Two op-eds this week tie negotiations over the Trans-Pacific Partnership with the need for Congress to pass legislation that gives the President Trade Promotion Authority.

Bloomberg View, "Give Obama a Stronger Hand to Play":

U.S. Trade Representative Michael Froman is reaching the end of negotiations over the Trans-Pacific Partnership, a free-trade agreement almost five years in the making. The accord would wrap the U.S., Japan, and 10 other Pacific Rim countries into a humongous free-trade zone with almost 800 million consumers and 40 percent of global output. It could increase U.S. exports by $78 billion a year and create hundreds of thousands of U.S. jobs over the next decade. Yet a deal won’t happen unless Congress soon gives President Obama fast-track authority, also called trade-promotion authority, which lets the president submit a treaty for a straight up-or-down vote.
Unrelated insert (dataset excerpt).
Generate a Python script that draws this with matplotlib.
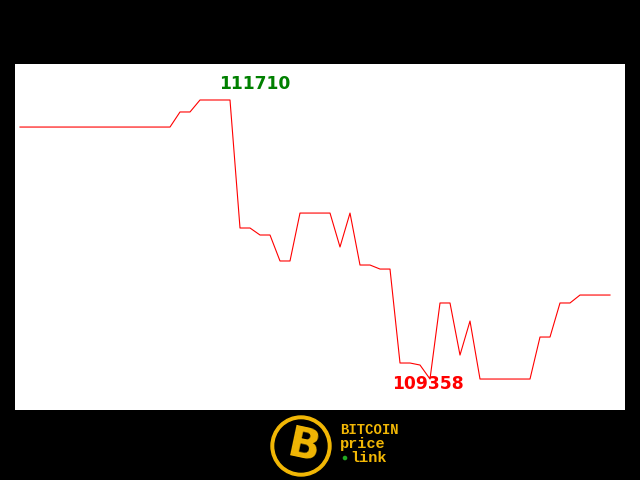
import matplotlib.pyplot as plt
from matplotlib.patches import Circle

# price series (one point every step)
prices = [111482] * 16 + [111609] * 2 + [111710] * 4 + [110631] * 2 + \
         [110572] * 2 + [110353] * 2 + [110757] * 4 + [110471, 110757] + \
         [110319] * 2 + [110285] * 2 + [109493] * 2 + [109476, 109358] + \
         [109999] * 2 + [109560, 109847] + [109358] * 6 + [109712] * 2 + \
         [109999] * 2 + [110066] * 4

fig = plt.figure(figsize=(6.4, 4.8), dpi=100, facecolor='black')
ax = fig.add_axes([15 / 640, 70 / 480, 610 / 640, 346 / 480])
ax.set_facecolor('white')

xs = list(range(len(prices)))
ax.plot(xs, prices, color='red', linewidth=0.8)

vmax = max(prices)
vmin = min(prices)
rng = vmax - vmin
imax = prices.index(vmax)
imin = prices.index(vmin)
ax.set_xlim(-0.5, len(prices) + 0.5)
ax.set_ylim(vmin - 0.111 * rng, vmax + 0.129 * rng)

ax.annotate(str(vmax), (imax, vmax), xytext=(39.6, 11.5), textcoords='offset points',
            color='green', fontsize=12.3, fontweight='bold', ha='center', va='center')
ax.annotate(str(vmin), (imin, vmin), xytext=(-1.5, -3.6), textcoords='offset points',
            color='red', fontsize=12.3, fontweight='bold', ha='center', va='center')

ax.set_xticks([])
ax.set_yticks([])
for s in ax.spines.values():
    s.set_visible(False)

# logo at the bottom
gold = '#f2b705'
lax = fig.add_axes([0, 0, 1, 70 / 480])
lax.set_xlim(0, 640)
lax.set_ylim(70, 0)
lax.set_aspect('equal')
lax.axis('off')
lax.add_patch(Circle((301, 36), 30, color=gold))
lax.add_patch(Circle((301, 36), 26, color='black'))
lax.text(303, 37, 'B', color=gold, fontsize=30, fontweight='bold',
         ha='center', va='center', rotation=-12, family='DejaVu Sans')
lax.text(340, 20, 'BITCOIN', color=gold, fontsize=10, fontweight='bold',
         family='Liberation Mono', va='center')
lax.text(340, 34, 'price', color=gold, fontsize=11, fontweight='bold',
         family='Liberation Mono', va='center')
lax.text(350, 48, 'link', color=gold, fontsize=11, fontweight='bold',
         family='Liberation Mono', va='center')
lax.add_patch(Circle((345, 48), 1.6, color='#22aa22'))

fig.savefig('out.png', dpi=100, facecolor='black')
Without fast-track authority, the U.S. won’t be able to negotiate the deal on favorable terms, and then Congress won’t approve it. That could sideline free-trade talks between the U.S. and the European Union, as well as efforts to write a much-needed global rulebook for trade in services. 

U.S. Commerce Secretary Penny Pritzker and ACE Group CEO Evan G. Greenberg -- a Business Roundtable member -- writing for CNBC, "Why we need to boost US-Asia trade":

More broadly, the successful conclusion of the Trans-Pacific Partnership (TPP) is critical to spurring growth in the United States and the throughout the Asia-Pacific region. Four ASEAN countries (Brunei, Malaysia, Singapore, and Vietnam) are now participants in the 12-nation TPP negotiations. The TPP is an ambitious, comprehensive, 21st century agreement that will enable U.S. companies to compete on a level playing-field with our global competitors and set transparent rules of the road reflective of American values.

We have clearly reached the endgame of the negotiations, and now is the time for Congress to pass Trade Promotion Authority to facilitate the successful completion of the agreement.

Greenberg leads the U.S.-ASEAN Business Council, with which the U.S. Department of Commerce in traveling to Vietnam and the Philippines to demonstrate the U.S. government and private sector's commitment to ASEAN. (ACE Group news release.)